=== Source data ===
+ + + + +

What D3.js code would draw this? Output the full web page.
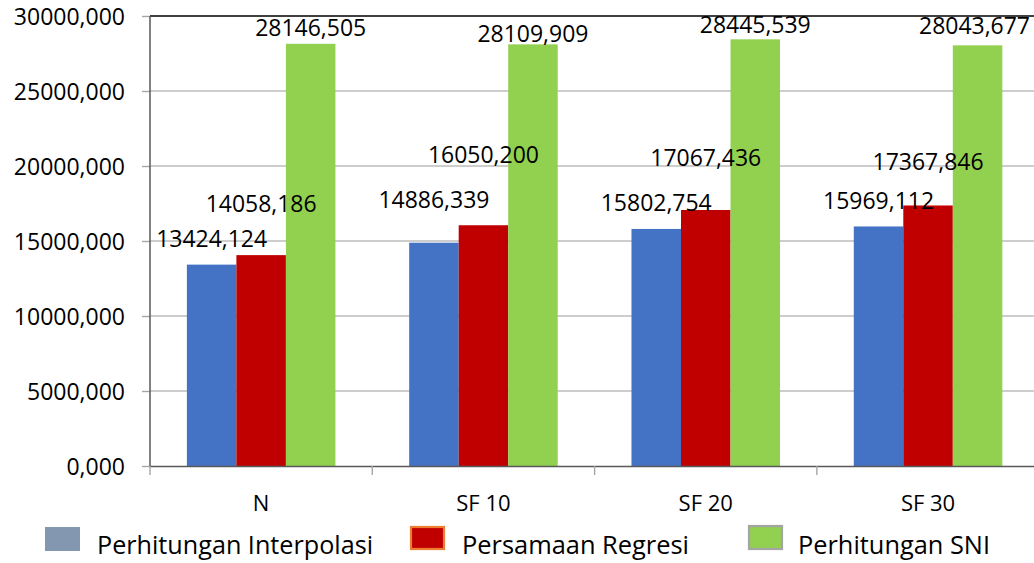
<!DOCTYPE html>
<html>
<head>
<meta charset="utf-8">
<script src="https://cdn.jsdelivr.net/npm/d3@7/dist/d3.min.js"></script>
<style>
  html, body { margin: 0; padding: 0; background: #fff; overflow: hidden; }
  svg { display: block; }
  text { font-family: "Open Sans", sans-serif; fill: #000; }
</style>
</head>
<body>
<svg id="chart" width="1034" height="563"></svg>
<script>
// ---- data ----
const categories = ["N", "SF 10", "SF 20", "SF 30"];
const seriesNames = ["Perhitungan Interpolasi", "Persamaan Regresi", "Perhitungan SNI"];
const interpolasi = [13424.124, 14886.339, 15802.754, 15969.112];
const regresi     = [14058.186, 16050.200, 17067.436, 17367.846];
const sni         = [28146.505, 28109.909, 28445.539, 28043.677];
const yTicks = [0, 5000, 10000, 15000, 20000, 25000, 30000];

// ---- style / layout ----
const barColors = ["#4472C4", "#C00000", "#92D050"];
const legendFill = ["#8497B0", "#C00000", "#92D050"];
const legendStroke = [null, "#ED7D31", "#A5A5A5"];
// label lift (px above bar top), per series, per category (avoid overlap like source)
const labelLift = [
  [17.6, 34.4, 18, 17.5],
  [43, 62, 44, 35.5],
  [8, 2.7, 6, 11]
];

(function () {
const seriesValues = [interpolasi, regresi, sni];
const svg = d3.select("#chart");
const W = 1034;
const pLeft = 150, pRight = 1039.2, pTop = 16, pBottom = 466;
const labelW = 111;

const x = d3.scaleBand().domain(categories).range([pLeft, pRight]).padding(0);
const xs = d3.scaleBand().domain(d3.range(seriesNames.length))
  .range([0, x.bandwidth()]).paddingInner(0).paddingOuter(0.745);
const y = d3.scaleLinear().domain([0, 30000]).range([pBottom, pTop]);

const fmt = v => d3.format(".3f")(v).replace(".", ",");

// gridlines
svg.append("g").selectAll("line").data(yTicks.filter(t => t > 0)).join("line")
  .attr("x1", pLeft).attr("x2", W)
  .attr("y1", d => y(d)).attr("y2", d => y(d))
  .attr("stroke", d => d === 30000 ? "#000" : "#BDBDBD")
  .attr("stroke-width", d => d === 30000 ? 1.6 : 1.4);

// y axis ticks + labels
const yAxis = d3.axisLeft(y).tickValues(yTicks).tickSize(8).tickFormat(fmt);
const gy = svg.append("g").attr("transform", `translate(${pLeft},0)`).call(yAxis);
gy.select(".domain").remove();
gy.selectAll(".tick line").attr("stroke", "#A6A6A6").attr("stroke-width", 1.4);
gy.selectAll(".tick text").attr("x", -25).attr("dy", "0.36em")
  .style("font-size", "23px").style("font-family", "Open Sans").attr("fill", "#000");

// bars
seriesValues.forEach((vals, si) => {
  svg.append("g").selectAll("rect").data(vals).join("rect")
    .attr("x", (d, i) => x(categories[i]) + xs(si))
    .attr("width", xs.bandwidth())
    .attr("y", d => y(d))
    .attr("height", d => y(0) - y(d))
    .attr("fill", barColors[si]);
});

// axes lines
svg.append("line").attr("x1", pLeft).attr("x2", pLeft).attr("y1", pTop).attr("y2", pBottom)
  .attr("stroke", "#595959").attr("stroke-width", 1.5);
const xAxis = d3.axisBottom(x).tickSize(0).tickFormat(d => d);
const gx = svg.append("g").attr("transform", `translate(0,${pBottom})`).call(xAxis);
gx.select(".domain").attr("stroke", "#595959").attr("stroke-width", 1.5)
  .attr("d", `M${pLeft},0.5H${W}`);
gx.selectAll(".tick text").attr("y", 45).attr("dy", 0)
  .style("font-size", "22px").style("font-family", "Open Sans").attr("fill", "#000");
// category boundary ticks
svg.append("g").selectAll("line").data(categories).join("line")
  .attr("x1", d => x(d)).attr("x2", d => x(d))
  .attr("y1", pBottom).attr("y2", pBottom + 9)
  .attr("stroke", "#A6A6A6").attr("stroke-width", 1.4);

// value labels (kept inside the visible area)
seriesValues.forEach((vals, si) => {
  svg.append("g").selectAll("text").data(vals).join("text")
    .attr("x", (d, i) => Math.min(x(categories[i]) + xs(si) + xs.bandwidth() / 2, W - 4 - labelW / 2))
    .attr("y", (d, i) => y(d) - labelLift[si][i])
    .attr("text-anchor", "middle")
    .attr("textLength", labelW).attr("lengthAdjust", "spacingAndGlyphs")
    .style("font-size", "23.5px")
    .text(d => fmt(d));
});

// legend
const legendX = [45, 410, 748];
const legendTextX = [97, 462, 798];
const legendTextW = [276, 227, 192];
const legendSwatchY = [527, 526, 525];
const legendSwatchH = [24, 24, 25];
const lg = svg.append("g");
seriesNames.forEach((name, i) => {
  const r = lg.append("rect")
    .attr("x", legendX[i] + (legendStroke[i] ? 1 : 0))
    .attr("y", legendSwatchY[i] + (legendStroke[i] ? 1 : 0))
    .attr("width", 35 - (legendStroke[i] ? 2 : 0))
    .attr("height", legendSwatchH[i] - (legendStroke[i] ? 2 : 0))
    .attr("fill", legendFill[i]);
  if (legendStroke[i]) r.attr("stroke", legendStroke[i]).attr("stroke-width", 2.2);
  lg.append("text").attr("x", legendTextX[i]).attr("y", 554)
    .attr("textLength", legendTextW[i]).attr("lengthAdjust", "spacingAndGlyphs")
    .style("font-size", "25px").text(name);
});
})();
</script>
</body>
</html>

+ + + + +

=== Written problem ===
Copy the data character for character, but drop all pictures from the copy.

=== Exercise answer ===
What D3.js code would draw this? Output the full web page.
<!DOCTYPE html>
<html>
<head>
<meta charset="utf-8">
<script src="https://cdn.jsdelivr.net/npm/d3@7/dist/d3.min.js"></script>
<style>
  html, body { margin: 0; padding: 0; background: #fff; overflow: hidden; }
  svg { display: block; }
  text { font-family: "Open Sans", sans-serif; fill: #000; }
</style>
</head>
<body>
<svg id="chart" width="1034" height="563"></svg>
<script>
// ---- data ----
const categories = ["N", "SF 10", "SF 20", "SF 30"];
const seriesNames = ["Perhitungan Interpolasi", "Persamaan Regresi", "Perhitungan SNI"];
const interpolasi = [13424.124, 14886.339, 15802.754, 15969.112];
const regresi     = [14058.186, 16050.200, 17067.436, 17367.846];
const sni         = [28146.505, 28109.909, 28445.539, 28043.677];
const yTicks = [0, 5000, 10000, 15000, 20000, 25000, 30000];

// ---- style / layout ----
const barColors = ["#4472C4", "#C00000", "#92D050"];
const legendFill = ["#8497B0", "#C00000", "#92D050"];
const legendStroke = [null, "#ED7D31", "#A5A5A5"];
// label lift (px above bar top), per series, per category (avoid overlap like source)
const labelLift = [
  [17.6, 34.4, 18, 17.5],
  [43, 62, 44, 35.5],
  [8, 2.7, 6, 11]
];

(function () {
const seriesValues = [interpolasi, regresi, sni];
const svg = d3.select("#chart");
const W = 1034;
const pLeft = 150, pRight = 1039.2, pTop = 16, pBottom = 466;
const labelW = 111;

const x = d3.scaleBand().domain(categories).range([pLeft, pRight]).padding(0);
const xs = d3.scaleBand().domain(d3.range(seriesNames.length))
  .range([0, x.bandwidth()]).paddingInner(0).paddingOuter(0.745);
const y = d3.scaleLinear().domain([0, 30000]).range([pBottom, pTop]);

const fmt = v => d3.format(".3f")(v).replace(".", ",");

// gridlines
svg.append("g").selectAll("line").data(yTicks.filter(t => t > 0)).join("line")
  .attr("x1", pLeft).attr("x2", W)
  .attr("y1", d => y(d)).attr("y2", d => y(d))
  .attr("stroke", d => d === 30000 ? "#000" : "#BDBDBD")
  .attr("stroke-width", d => d === 30000 ? 1.6 : 1.4);

// y axis ticks + labels
const yAxis = d3.axisLeft(y).tickValues(yTicks).tickSize(8).tickFormat(fmt);
const gy = svg.append("g").attr("transform", `translate(${pLeft},0)`).call(yAxis);
gy.select(".domain").remove();
gy.selectAll(".tick line").attr("stroke", "#A6A6A6").attr("stroke-width", 1.4);
gy.selectAll(".tick text").attr("x", -25).attr("dy", "0.36em")
  .style("font-size", "23px").style("font-family", "Open Sans").attr("fill", "#000");

// bars
seriesValues.forEach((vals, si) => {
  svg.append("g").selectAll("rect").data(vals).join("rect")
    .attr("x", (d, i) => x(categories[i]) + xs(si))
    .attr("width", xs.bandwidth())
    .attr("y", d => y(d))
    .attr("height", d => y(0) - y(d))
    .attr("fill", barColors[si]);
});

// axes lines
svg.append("line").attr("x1", pLeft).attr("x2", pLeft).attr("y1", pTop).attr("y2", pBottom)
  .attr("stroke", "#595959").attr("stroke-width", 1.5);
const xAxis = d3.axisBottom(x).tickSize(0).tickFormat(d => d);
const gx = svg.append("g").attr("transform", `translate(0,${pBottom})`).call(xAxis);
gx.select(".domain").attr("stroke", "#595959").attr("stroke-width", 1.5)
  .attr("d", `M${pLeft},0.5H${W}`);
gx.selectAll(".tick text").attr("y", 45).attr("dy", 0)
  .style("font-size", "22px").style("font-family", "Open Sans").attr("fill", "#000");
// category boundary ticks
svg.append("g").selectAll("line").data(categories).join("line")
  .attr("x1", d => x(d)).attr("x2", d => x(d))
  .attr("y1", pBottom).attr("y2", pBottom + 9)
  .attr("stroke", "#A6A6A6").attr("stroke-width", 1.4);

// value labels (kept inside the visible area)
seriesValues.forEach((vals, si) => {
  svg.append("g").selectAll("text").data(vals).join("text")
    .attr("x", (d, i) => Math.min(x(categories[i]) + xs(si) + xs.bandwidth() / 2, W - 4 - labelW / 2))
    .attr("y", (d, i) => y(d) - labelLift[si][i])
    .attr("text-anchor", "middle")
    .attr("textLength", labelW).attr("lengthAdjust", "spacingAndGlyphs")
    .style("font-size", "23.5px")
    .text(d => fmt(d));
});

// legend
const legendX = [45, 410, 748];
const legendTextX = [97, 462, 798];
const legendTextW = [276, 227, 192];
const legendSwatchY = [527, 526, 525];
const legendSwatchH = [24, 24, 25];
const lg = svg.append("g");
seriesNames.forEach((name, i) => {
  const r = lg.append("rect")
    .attr("x", legendX[i] + (legendStroke[i] ? 1 : 0))
    .attr("y", legendSwatchY[i] + (legendStroke[i] ? 1 : 0))
    .attr("width", 35 - (legendStroke[i] ? 2 : 0))
    .attr("height", legendSwatchH[i] - (legendStroke[i] ? 2 : 0))
    .attr("fill", legendFill[i]);
  if (legendStroke[i]) r.attr("stroke", legendStroke[i]).attr("stroke-width", 2.2);
  lg.append("text").attr("x", legendTextX[i]).attr("y", 554)
    .attr("textLength", legendTextW[i]).attr("lengthAdjust", "spacingAndGlyphs")
    .style("font-size", "25px").text(name);
});
})();
</script>
</body>
</html>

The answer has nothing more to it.